- **DATA LINES**
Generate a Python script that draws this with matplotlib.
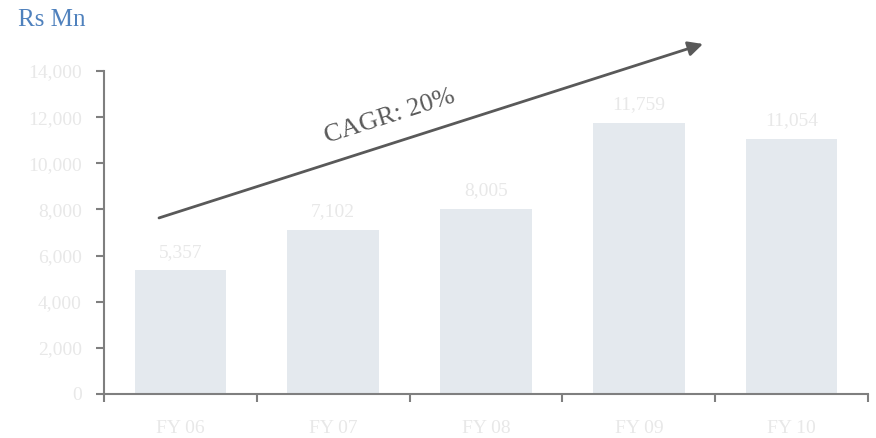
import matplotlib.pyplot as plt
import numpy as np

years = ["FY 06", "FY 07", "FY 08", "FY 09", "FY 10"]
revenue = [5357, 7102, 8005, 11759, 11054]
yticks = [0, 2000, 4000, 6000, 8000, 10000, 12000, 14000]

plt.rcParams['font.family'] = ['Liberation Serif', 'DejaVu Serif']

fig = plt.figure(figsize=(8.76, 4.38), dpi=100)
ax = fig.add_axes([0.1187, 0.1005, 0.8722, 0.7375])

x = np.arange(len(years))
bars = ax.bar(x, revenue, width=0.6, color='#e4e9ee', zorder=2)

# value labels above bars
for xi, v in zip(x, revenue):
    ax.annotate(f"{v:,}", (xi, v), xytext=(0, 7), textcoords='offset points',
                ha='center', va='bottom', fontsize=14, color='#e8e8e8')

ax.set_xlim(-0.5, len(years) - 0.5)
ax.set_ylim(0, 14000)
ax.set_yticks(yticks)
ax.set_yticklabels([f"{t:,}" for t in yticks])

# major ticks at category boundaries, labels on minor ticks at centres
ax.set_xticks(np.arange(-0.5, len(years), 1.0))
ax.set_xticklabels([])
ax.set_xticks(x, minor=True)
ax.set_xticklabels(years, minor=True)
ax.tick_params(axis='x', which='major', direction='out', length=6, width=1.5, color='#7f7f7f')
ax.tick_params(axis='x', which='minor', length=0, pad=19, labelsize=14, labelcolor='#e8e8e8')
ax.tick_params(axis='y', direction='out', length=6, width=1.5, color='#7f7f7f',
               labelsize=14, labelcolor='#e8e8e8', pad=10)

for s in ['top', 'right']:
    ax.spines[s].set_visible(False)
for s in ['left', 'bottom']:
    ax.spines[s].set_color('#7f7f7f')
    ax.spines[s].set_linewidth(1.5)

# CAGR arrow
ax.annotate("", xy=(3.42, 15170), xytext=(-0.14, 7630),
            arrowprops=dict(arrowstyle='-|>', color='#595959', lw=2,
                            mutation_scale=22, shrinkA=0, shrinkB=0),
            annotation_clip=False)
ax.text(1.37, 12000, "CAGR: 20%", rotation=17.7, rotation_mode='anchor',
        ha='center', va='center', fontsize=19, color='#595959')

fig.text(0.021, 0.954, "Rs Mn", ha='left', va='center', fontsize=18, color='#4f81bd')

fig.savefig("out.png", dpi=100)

- **INSTRUCTIONS TO FOLLOW**
Begin at the first line of the data above and repeat each line exactly, stopping after the line containing "t in yticks])". Omit the pictures.

- **PROBLEM SOLUTION**
Generate a Python script that draws this with matplotlib.
import matplotlib.pyplot as plt
import numpy as np

years = ["FY 06", "FY 07", "FY 08", "FY 09", "FY 10"]
revenue = [5357, 7102, 8005, 11759, 11054]
yticks = [0, 2000, 4000, 6000, 8000, 10000, 12000, 14000]

plt.rcParams['font.family'] = ['Liberation Serif', 'DejaVu Serif']

fig = plt.figure(figsize=(8.76, 4.38), dpi=100)
ax = fig.add_axes([0.1187, 0.1005, 0.8722, 0.7375])

x = np.arange(len(years))
bars = ax.bar(x, revenue, width=0.6, color='#e4e9ee', zorder=2)

# value labels above bars
for xi, v in zip(x, revenue):
    ax.annotate(f"{v:,}", (xi, v), xytext=(0, 7), textcoords='offset points',
                ha='center', va='bottom', fontsize=14, color='#e8e8e8')

ax.set_xlim(-0.5, len(years) - 0.5)
ax.set_ylim(0, 14000)
ax.set_yticks(yticks)
ax.set_yticklabels([f"{t:,}" for t in yticks])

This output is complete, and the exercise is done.